— START Records for the task —

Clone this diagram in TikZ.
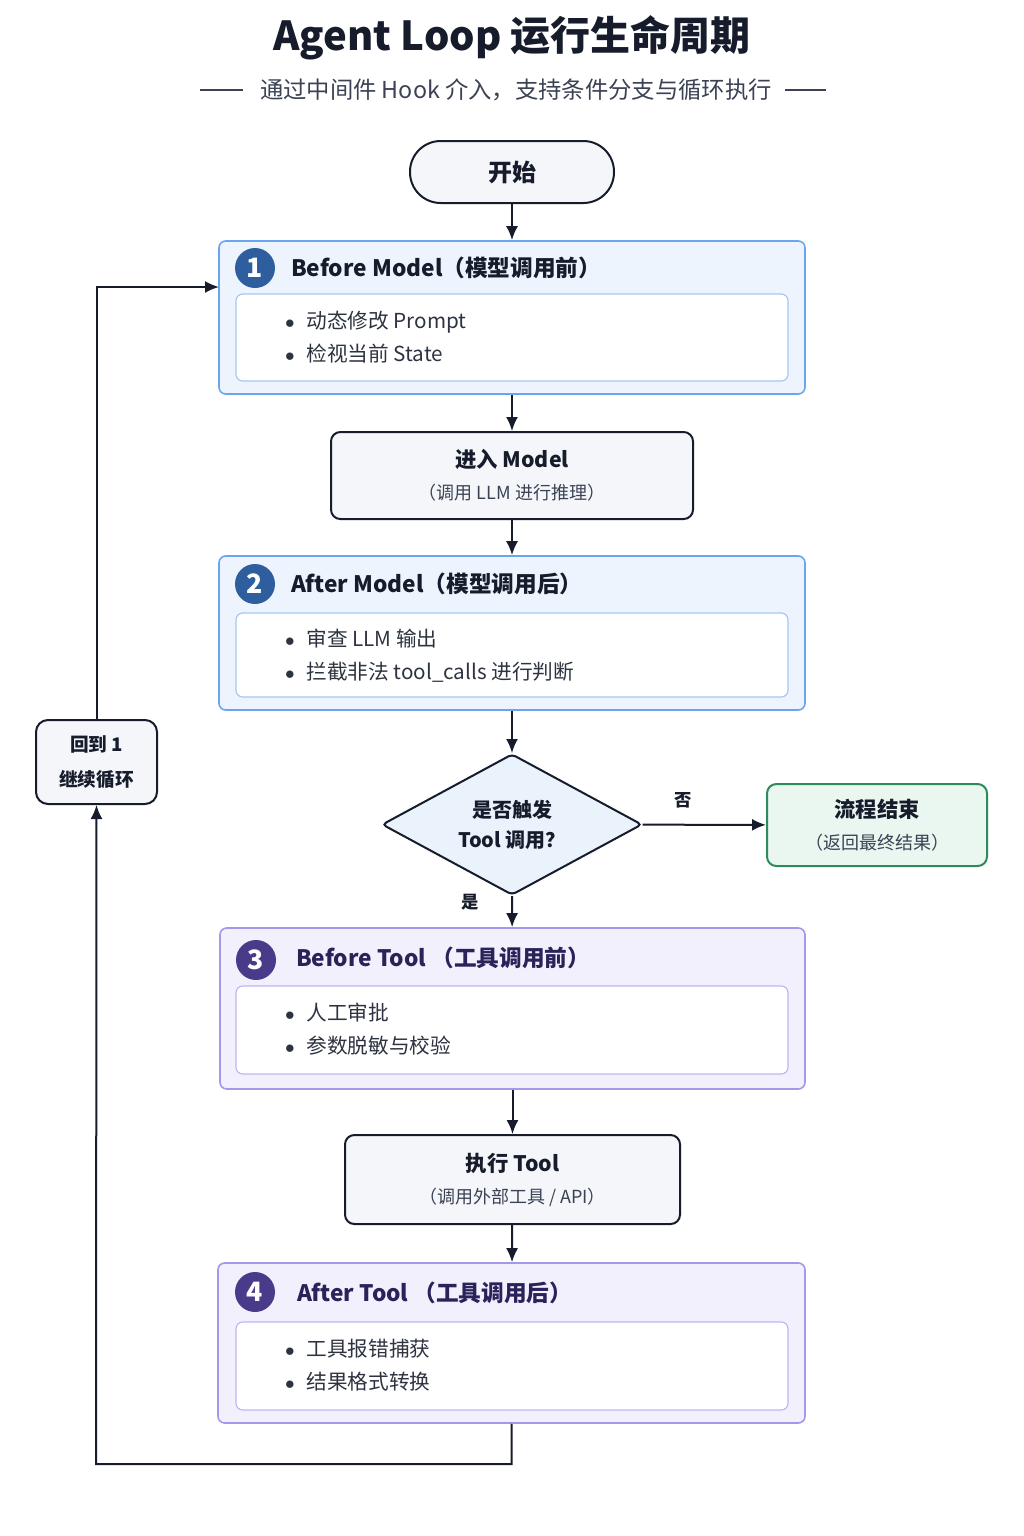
\documentclass[tikz,border=0pt]{standalone}
\usepackage{fontspec}
\setmainfont{Noto Sans CJK SC}
\usepackage{xcolor}
\usepackage{tikz}
\usetikzlibrary{arrows.meta,positioning,calc,shapes.geometric,fit}
\definecolor{inkNavy}{HTML}{161C2B}
\definecolor{subInk}{HTML}{3B4254}
\definecolor{modelFrame}{HTML}{6BA5EE}
\definecolor{modelBack}{HTML}{EDF4FE}
\definecolor{modelInner}{HTML}{A3C8F6}
\definecolor{modelBadge}{HTML}{2F5E9E}
\definecolor{toolFrame}{HTML}{A497EC}
\definecolor{toolBack}{HTML}{F2F0FC}
\definecolor{toolInner}{HTML}{C0B6F4}
\definecolor{toolBadge}{HTML}{4A3A8A}
\definecolor{toolInk}{HTML}{29235A}
\definecolor{stepBack}{HTML}{F4F6FA}
\definecolor{endFrame}{HTML}{2E8A5A}
\definecolor{endBack}{HTML}{EAF6F0}
\definecolor{askBack}{HTML}{EAF2FC}
\newcommand{\bul}{\makebox[16pt][l]{$\bullet$}}

\begin{document}
\begin{tikzpicture}[x=0.75pt,y=-0.75pt,>={Latex[length=10.5pt,width=9pt]},line width=1.5pt,draw=inkNavy]
  \tikzstyle{hookBox}=[draw=modelFrame,fill=modelBack,rounded corners=5pt,line width=1.2pt,inner sep=0pt]
  \tikzstyle{innerBox}=[draw=modelInner,fill=white,rounded corners=5pt,line width=0.9pt,inner sep=0pt]
  \tikzstyle{badge}=[circle,fill=modelBadge,text=white,minimum size=30pt,inner sep=0pt,font=\fontsize{20}{20}\selectfont\bfseries]
  \tikzstyle{hookHead}=[anchor=west,text=inkNavy,inner sep=0pt,font=\fontsize{17}{20}\selectfont\bfseries]
  \tikzstyle{bulletList}=[anchor=west,align=left,text=inkNavy!90,inner sep=0pt,font=\fontsize{15.5}{24.75}\selectfont]
  \tikzstyle{stepBox}=[draw=inkNavy,fill=stepBack,rounded corners=7pt,align=center,text=inkNavy,font=\fontsize{16}{24}\selectfont\bfseries]
  \useasboundingbox[fill=white] (0,0) rectangle (1024,1536);

  % title
  \node[text=inkNavy,font=\fontsize{30}{34}\selectfont\bfseries] (title) at (512,38) {Agent Loop 运行生命周期};
  \node[text=subInk,font=\fontsize{17.5}{20}\selectfont] (subTitle) at (516,90) {通过中间件 Hook 介入，支持条件分支与循环执行};
  \draw[subInk,line width=0.9pt] (200,90) -- (243,90);
  \draw[subInk,line width=0.9pt] (785,90) -- (826,90);

  % start
  \node[stepBox,rounded corners=23pt,minimum width=153pt,minimum height=46.5pt,font=\fontsize{18}{20}\selectfont\bfseries] (start) at (512,172) {开始};

  % hook 1
  \node[hookBox,fit={(219,241) (805,394)}] (beforeModel) {};
  \node[innerBox,fit={(236,294) (788,381)}] (beforeModelIn) {};
  \node[badge] (badgeOne) at (255,268) {1};
  \node[hookHead] (beforeModelHead) at (290,268) {Before Model（模型调用前）};
  \node[bulletList] (beforeModelList) at (284,337.5) {\bul 动态修改 Prompt\\\bul 检视当前 State};

  % model call
  \node[stepBox,minimum width=271.5pt,minimum height=65.25pt] (callModel) at (512,475.5) {进入 Model\\{\fontsize{13.5}{16}\selectfont\mdseries\color{subInk}（调用 LLM 进行推理）}};

  % hook 2
  \node[hookBox,fit={(219,556) (805,710)}] (afterModel) {};
  \node[innerBox,fit={(236,613) (788,697)}] (afterModelIn) {};
  \node[badge] (badgeTwo) at (255,584) {2};
  \node[hookHead] (afterModelHead) at (290,584) {After Model（模型调用后）};
  \node[bulletList] (afterModelList) at (284,655.5) {\bul 审查 LLM 输出\\\bul 拦截非法 tool\_calls 进行判断};

  % decision
  \node[diamond,aspect=1.85,draw=inkNavy,fill=askBack,rounded corners=3pt,minimum width=195pt,minimum height=105.75pt,inner sep=0pt,align=center,text=inkNavy,font=\fontsize{15}{22.5}\selectfont\bfseries] (askTool) at (512,824.5) {是否触发\\Tool 调用？};
  \node[stepBox,draw=endFrame,fill=endBack,minimum width=165pt,minimum height=61.5pt] (finish) at (877,825) {流程结束\\{\fontsize{13.5}{16}\selectfont\mdseries\color{subInk}（返回最终结果）}};

  % hook 3
  \node[hookBox,draw=toolFrame,fill=toolBack,fit={(220,928) (805,1089)}] (beforeTool) {};
  \node[innerBox,draw=toolInner,fit={(236,986) (788,1074)}] (beforeToolIn) {};
  \node[badge,fill=toolBadge] (badgeThree) at (256,960) {3};
  \node[hookHead,text=toolInk] (beforeToolHead) at (295,958) {Before Tool （工具调用前）};
  \node[bulletList] (beforeToolList) at (284,1029.5) {\bul 人工审批\\\bul 参数脱敏与校验};

  % tool call
  \node[stepBox,minimum width=251.25pt,minimum height=66.75pt] (callTool) at (512.5,1179.5) {执行 Tool\\{\fontsize{13.5}{16}\selectfont\mdseries\color{subInk}（调用外部工具 / API）}};

  % hook 4
  \node[hookBox,draw=toolFrame,fill=toolBack,fit={(218,1263) (805,1423)}] (afterTool) {};
  \node[innerBox,draw=toolInner,fit={(236,1322) (788,1410)}] (afterToolIn) {};
  \node[badge,fill=toolBadge] (badgeFour) at (255,1292) {4};
  \node[hookHead,text=toolInk] (afterToolHead) at (296,1293) {After Tool （工具调用后）};
  \node[bulletList] (afterToolList) at (284,1365.5) {\bul 工具报错捕获\\\bul 结果格式转换};

  % loop back
  \node[stepBox,rounded corners=9pt,minimum width=90.75pt,minimum height=63pt,font=\fontsize{14}{26}\selectfont\bfseries] (loopBack) at (96.5,762) {回到 1\\继续循环};
  \coordinate (loopLow) at (96,1464);
  \coordinate (loopIn) at (219,287);

  \draw[->] (start) -- (beforeModel);
  \draw[->] (beforeModel) -- (callModel);
  \draw[->] (callModel) -- (afterModel);
  \draw[->] (afterModel) -- (askTool);
  \draw[->] (askTool) -- node[pos=0.33,above=12pt,inner sep=0pt,text=inkNavy,font=\fontsize{13}{15}\selectfont\bfseries] {否} (finish);
  \draw[->] (askTool.south) -- node[pos=0.2,left=24pt,inner sep=0pt,text=inkNavy,font=\fontsize{13}{15}\selectfont\bfseries] {是} (beforeTool);
  \draw[->] (beforeTool) -- (callTool);
  \draw[->] (callTool) -- (afterTool);
  \draw[->] (afterTool.south) |- (loopLow) -- (loopBack.south);
  \draw[->] (loopBack.north) |- (loopIn);
\end{tikzpicture}
\end{document}
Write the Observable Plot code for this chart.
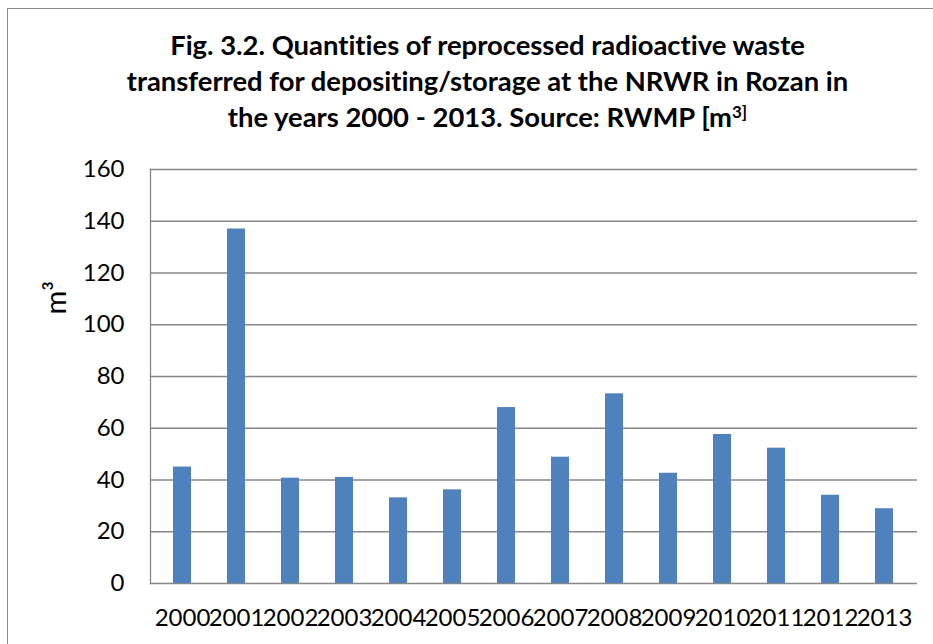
<!DOCTYPE html>
<html>
<head>
<meta charset="utf-8">
<script src="https://cdn.jsdelivr.net/npm/d3@7"></script>
<script src="https://cdn.jsdelivr.net/npm/@observablehq/plot@0.6"></script>
<style>
  html, body { margin: 0; padding: 0; background: #fff; overflow: hidden; }
  #wrap { position: relative; width: 933px; height: 644px; font-family: Lato, "Open Sans", sans-serif; font-variant-ligatures: none; }
  #border { position: absolute; left: 7px; top: 8px; width: 1000px; height: 700px; border-left: 1px solid #8a8a8a; border-top: 1px solid #8a8a8a; box-sizing: border-box; pointer-events: none; }
  #title { position: relative; height: 150px; width: 975px; text-align: center; font-weight: bold; font-size: 27.4px; line-height: 36px; color: #000; padding-top: 27px; box-sizing: border-box; }
  #title sup { font-size: 0.62em; line-height: 0; vertical-align: 0.55em; }
  #chart svg { display: block; font-variant-ligatures: none; }
</style>
</head>
<body>
<div id="wrap">
  <div id="border"></div>
  <div id="title">Fig. 3.2. Quantities of reprocessed radioactive waste<br>transferred for depositing/storage at the NRWR in Rozan in<br>the years 2000 - 2013. Source: RWMP [m<sup>3]</sup></div>
  <div id="chart"></div>
</div>
<script>
const years = ["2000","2001","2002","2003","2004","2005","2006","2007","2008","2009","2010","2011","2012","2013"];
const volumes = [45, 137, 40.7, 41, 33.1, 36.2, 68, 48.8, 73.3, 42.6, 57.6, 52.3, 34.1, 28.9];
const yTicks = [0, 20, 40, 60, 80, 100, 120, 140, 160];
const yLabel = "m³";

const data = years.map((y, i) => ({year: y, value: volumes[i]}));

const plot = Plot.plot({
  width: 933,
  height: 494,
  marginTop: 19,
  marginBottom: 61,
  marginLeft: 150,
  marginRight: 16,
  style: {fontFamily: "Lato, 'Open Sans', sans-serif", fontSize: "24px", color: "#000", background: "transparent"},
  x: {domain: years, paddingInner: 0.666, paddingOuter: 0.333, label: null},
  y: {domain: [0, 160], label: null},
  marks: [
    Plot.ruleY(yTicks, {stroke: "#868686", strokeWidth: 1.3}),
    Plot.frame({anchor: "left", stroke: "#868686", strokeWidth: 1.3}),
    Plot.barY(data, {x: "year", y: "value", fill: "#4F81BD"}),
    Plot.axisY(yTicks, {tickSize: 0, tickPadding: 26, fontSize: 24, label: null}),
    Plot.axisX({tickSize: 0, tickPadding: 25, fontSize: 24, label: null}),
    Plot.text([yLabel], {frameAnchor: "left", rotate: -90, dx: -94, dy: -62, fontSize: 29, fill: "#000"})
  ]
});
document.getElementById("chart").appendChild(plot);
</script>
</body>
</html>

— END Records for the task —

Given instruction - Starting at the top of the listing above, reproduce each line up to and including the one with "(0,0) rectangle (1024,1536);"; omit the pictures.

Final result -
Clone this diagram in TikZ.
\documentclass[tikz,border=0pt]{standalone}
\usepackage{fontspec}
\setmainfont{Noto Sans CJK SC}
\usepackage{xcolor}
\usepackage{tikz}
\usetikzlibrary{arrows.meta,positioning,calc,shapes.geometric,fit}
\definecolor{inkNavy}{HTML}{161C2B}
\definecolor{subInk}{HTML}{3B4254}
\definecolor{modelFrame}{HTML}{6BA5EE}
\definecolor{modelBack}{HTML}{EDF4FE}
\definecolor{modelInner}{HTML}{A3C8F6}
\definecolor{modelBadge}{HTML}{2F5E9E}
\definecolor{toolFrame}{HTML}{A497EC}
\definecolor{toolBack}{HTML}{F2F0FC}
\definecolor{toolInner}{HTML}{C0B6F4}
\definecolor{toolBadge}{HTML}{4A3A8A}
\definecolor{toolInk}{HTML}{29235A}
\definecolor{stepBack}{HTML}{F4F6FA}
\definecolor{endFrame}{HTML}{2E8A5A}
\definecolor{endBack}{HTML}{EAF6F0}
\definecolor{askBack}{HTML}{EAF2FC}
\newcommand{\bul}{\makebox[16pt][l]{$\bullet$}}

\begin{document}
\begin{tikzpicture}[x=0.75pt,y=-0.75pt,>={Latex[length=10.5pt,width=9pt]},line width=1.5pt,draw=inkNavy]
  \tikzstyle{hookBox}=[draw=modelFrame,fill=modelBack,rounded corners=5pt,line width=1.2pt,inner sep=0pt]
  \tikzstyle{innerBox}=[draw=modelInner,fill=white,rounded corners=5pt,line width=0.9pt,inner sep=0pt]
  \tikzstyle{badge}=[circle,fill=modelBadge,text=white,minimum size=30pt,inner sep=0pt,font=\fontsize{20}{20}\selectfont\bfseries]
  \tikzstyle{hookHead}=[anchor=west,text=inkNavy,inner sep=0pt,font=\fontsize{17}{20}\selectfont\bfseries]
  \tikzstyle{bulletList}=[anchor=west,align=left,text=inkNavy!90,inner sep=0pt,font=\fontsize{15.5}{24.75}\selectfont]
  \tikzstyle{stepBox}=[draw=inkNavy,fill=stepBack,rounded corners=7pt,align=center,text=inkNavy,font=\fontsize{16}{24}\selectfont\bfseries]
  \useasboundingbox[fill=white] (0,0) rectangle (1024,1536);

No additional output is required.